Figure scripts

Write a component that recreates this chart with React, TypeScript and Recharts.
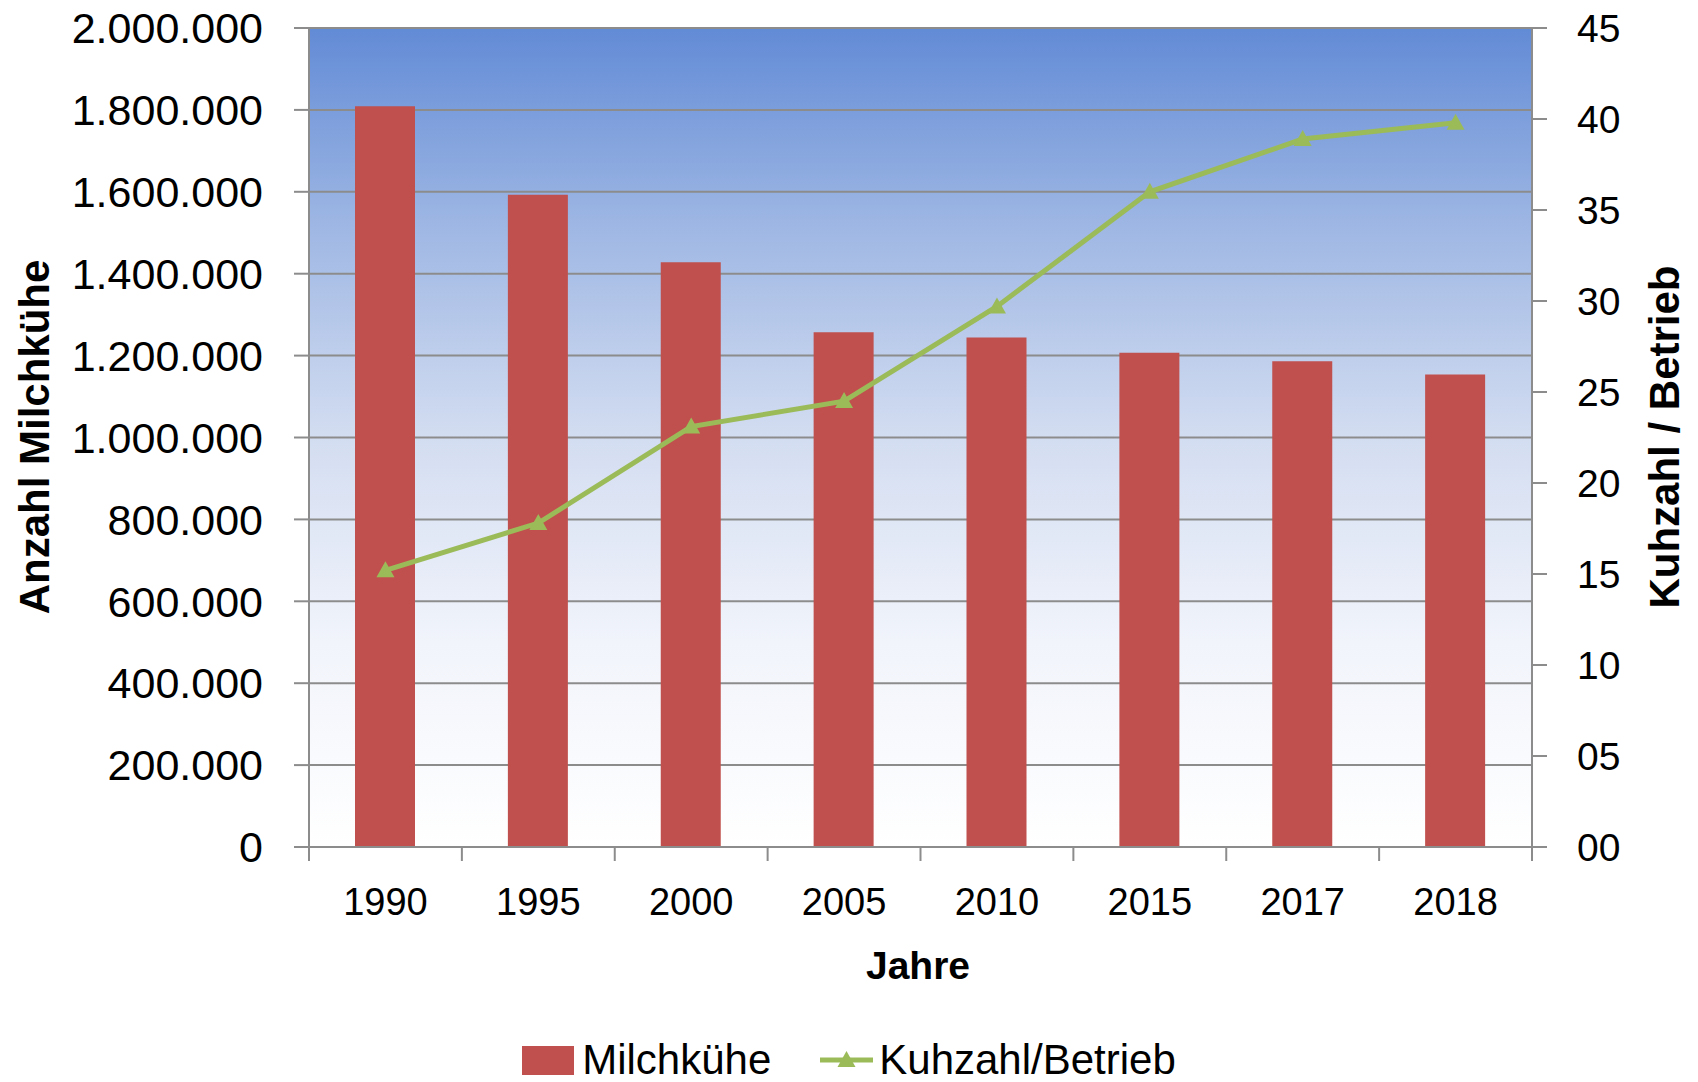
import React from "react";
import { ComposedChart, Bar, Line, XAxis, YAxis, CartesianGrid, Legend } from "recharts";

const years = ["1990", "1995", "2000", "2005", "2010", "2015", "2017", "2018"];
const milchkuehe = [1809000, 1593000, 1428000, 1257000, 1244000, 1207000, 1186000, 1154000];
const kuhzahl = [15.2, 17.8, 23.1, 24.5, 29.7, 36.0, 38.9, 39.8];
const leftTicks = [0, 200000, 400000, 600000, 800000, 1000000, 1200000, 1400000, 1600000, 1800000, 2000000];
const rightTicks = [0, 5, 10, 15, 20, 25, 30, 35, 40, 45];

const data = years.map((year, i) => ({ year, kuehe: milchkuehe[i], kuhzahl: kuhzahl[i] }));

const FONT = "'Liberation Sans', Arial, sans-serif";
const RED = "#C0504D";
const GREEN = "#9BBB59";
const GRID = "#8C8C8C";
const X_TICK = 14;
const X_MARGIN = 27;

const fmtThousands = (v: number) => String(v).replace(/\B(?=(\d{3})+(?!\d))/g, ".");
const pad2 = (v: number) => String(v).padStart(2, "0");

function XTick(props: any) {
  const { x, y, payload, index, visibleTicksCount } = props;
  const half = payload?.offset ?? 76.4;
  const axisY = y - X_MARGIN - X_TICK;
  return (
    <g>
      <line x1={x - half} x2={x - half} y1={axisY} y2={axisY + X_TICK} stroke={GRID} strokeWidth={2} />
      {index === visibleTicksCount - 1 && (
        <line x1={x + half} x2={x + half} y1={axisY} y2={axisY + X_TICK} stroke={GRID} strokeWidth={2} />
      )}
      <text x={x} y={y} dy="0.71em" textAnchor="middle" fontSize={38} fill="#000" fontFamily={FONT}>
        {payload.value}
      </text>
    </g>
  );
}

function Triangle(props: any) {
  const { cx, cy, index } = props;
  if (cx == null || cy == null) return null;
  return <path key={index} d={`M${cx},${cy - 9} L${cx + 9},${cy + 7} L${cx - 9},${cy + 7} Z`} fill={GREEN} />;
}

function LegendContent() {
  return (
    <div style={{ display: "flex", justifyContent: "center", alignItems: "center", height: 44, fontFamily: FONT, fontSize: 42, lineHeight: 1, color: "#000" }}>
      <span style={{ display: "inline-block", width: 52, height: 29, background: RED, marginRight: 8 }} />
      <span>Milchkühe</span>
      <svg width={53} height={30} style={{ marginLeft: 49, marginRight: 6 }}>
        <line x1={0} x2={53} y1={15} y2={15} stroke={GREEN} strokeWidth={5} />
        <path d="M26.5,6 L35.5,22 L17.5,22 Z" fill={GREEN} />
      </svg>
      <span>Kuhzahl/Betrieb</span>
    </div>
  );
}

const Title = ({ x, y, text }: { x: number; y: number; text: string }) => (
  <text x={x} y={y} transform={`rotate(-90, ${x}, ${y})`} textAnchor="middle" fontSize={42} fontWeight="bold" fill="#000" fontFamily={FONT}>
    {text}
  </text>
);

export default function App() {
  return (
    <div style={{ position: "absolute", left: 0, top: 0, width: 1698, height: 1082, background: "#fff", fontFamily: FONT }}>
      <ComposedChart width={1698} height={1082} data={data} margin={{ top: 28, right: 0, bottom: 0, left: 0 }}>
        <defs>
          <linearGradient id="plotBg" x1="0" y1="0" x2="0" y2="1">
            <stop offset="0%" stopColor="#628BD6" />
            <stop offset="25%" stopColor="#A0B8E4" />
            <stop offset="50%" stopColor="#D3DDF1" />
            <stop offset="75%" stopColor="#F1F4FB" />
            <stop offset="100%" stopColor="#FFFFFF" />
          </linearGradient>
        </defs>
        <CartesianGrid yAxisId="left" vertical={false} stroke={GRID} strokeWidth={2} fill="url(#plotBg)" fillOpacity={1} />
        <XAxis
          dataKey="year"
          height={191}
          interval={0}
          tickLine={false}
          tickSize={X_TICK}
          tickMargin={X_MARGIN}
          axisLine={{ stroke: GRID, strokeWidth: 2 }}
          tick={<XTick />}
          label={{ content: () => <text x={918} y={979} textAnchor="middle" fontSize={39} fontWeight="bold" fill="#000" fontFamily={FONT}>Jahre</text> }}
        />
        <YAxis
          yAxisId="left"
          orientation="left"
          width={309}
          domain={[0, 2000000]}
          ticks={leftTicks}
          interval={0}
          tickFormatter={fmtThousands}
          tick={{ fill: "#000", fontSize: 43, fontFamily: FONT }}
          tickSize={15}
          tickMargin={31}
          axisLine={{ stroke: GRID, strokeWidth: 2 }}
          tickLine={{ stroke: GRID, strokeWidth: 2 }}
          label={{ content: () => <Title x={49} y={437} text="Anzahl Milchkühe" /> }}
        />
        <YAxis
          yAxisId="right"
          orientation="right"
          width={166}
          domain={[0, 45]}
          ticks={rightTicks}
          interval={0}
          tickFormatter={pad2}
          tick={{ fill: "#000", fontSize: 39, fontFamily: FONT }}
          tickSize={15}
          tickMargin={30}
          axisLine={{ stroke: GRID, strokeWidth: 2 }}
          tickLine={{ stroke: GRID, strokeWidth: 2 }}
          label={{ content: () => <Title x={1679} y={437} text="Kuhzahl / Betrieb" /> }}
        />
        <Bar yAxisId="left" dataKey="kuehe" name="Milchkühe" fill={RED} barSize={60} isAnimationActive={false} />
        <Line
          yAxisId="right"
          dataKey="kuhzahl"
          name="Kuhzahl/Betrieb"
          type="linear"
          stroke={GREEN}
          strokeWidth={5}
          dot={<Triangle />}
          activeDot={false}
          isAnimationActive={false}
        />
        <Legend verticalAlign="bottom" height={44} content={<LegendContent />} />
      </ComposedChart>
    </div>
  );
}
---
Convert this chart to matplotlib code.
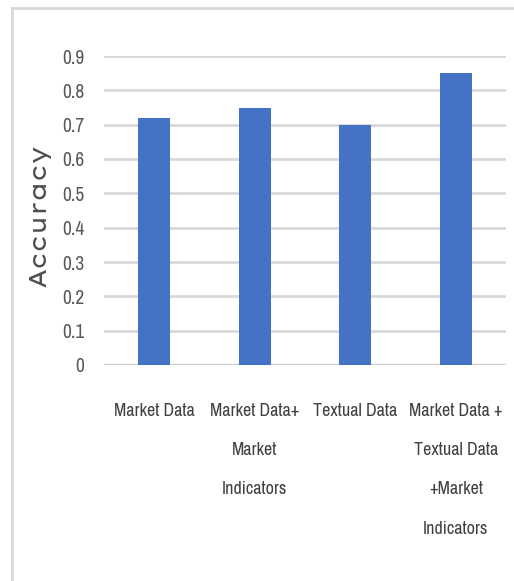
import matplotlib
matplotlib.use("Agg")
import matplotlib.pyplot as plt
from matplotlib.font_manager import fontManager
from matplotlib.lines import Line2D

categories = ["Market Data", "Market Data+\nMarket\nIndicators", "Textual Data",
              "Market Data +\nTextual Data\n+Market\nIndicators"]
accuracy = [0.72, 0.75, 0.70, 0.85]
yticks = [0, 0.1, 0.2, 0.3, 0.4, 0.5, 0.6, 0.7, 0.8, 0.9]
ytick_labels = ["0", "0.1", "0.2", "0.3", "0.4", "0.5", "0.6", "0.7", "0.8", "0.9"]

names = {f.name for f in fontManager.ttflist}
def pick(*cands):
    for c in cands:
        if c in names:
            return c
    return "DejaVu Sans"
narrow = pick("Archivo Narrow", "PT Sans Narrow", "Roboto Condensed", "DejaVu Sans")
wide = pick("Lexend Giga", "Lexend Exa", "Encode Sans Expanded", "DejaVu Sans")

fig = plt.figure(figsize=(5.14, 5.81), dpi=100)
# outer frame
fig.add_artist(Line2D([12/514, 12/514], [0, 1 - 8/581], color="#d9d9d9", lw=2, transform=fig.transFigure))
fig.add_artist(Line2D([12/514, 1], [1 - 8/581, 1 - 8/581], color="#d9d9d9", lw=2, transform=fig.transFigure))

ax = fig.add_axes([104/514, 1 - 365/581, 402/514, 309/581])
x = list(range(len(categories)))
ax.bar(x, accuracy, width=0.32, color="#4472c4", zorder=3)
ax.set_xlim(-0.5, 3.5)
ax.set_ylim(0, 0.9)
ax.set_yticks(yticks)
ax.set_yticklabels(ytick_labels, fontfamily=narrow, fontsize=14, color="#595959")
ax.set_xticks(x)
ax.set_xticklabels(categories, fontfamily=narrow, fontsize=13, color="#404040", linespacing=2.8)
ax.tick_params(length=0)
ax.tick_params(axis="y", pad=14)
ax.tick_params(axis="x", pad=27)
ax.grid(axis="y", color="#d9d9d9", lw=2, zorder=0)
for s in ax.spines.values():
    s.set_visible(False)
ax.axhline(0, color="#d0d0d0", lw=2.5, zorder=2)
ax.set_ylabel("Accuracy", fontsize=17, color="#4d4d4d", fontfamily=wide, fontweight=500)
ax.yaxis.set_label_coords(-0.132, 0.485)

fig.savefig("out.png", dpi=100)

Given task. Reproduce the data above exactly, but only from the line containing "Write a component" through the line containing "YAxis, CartesianGrid, Legend"; skip the pictures.

Completed task.
Write a component that recreates this chart with React, TypeScript and Recharts.
import React from "react";
import { ComposedChart, Bar, Line, XAxis, YAxis, CartesianGrid, Legend } from "recharts";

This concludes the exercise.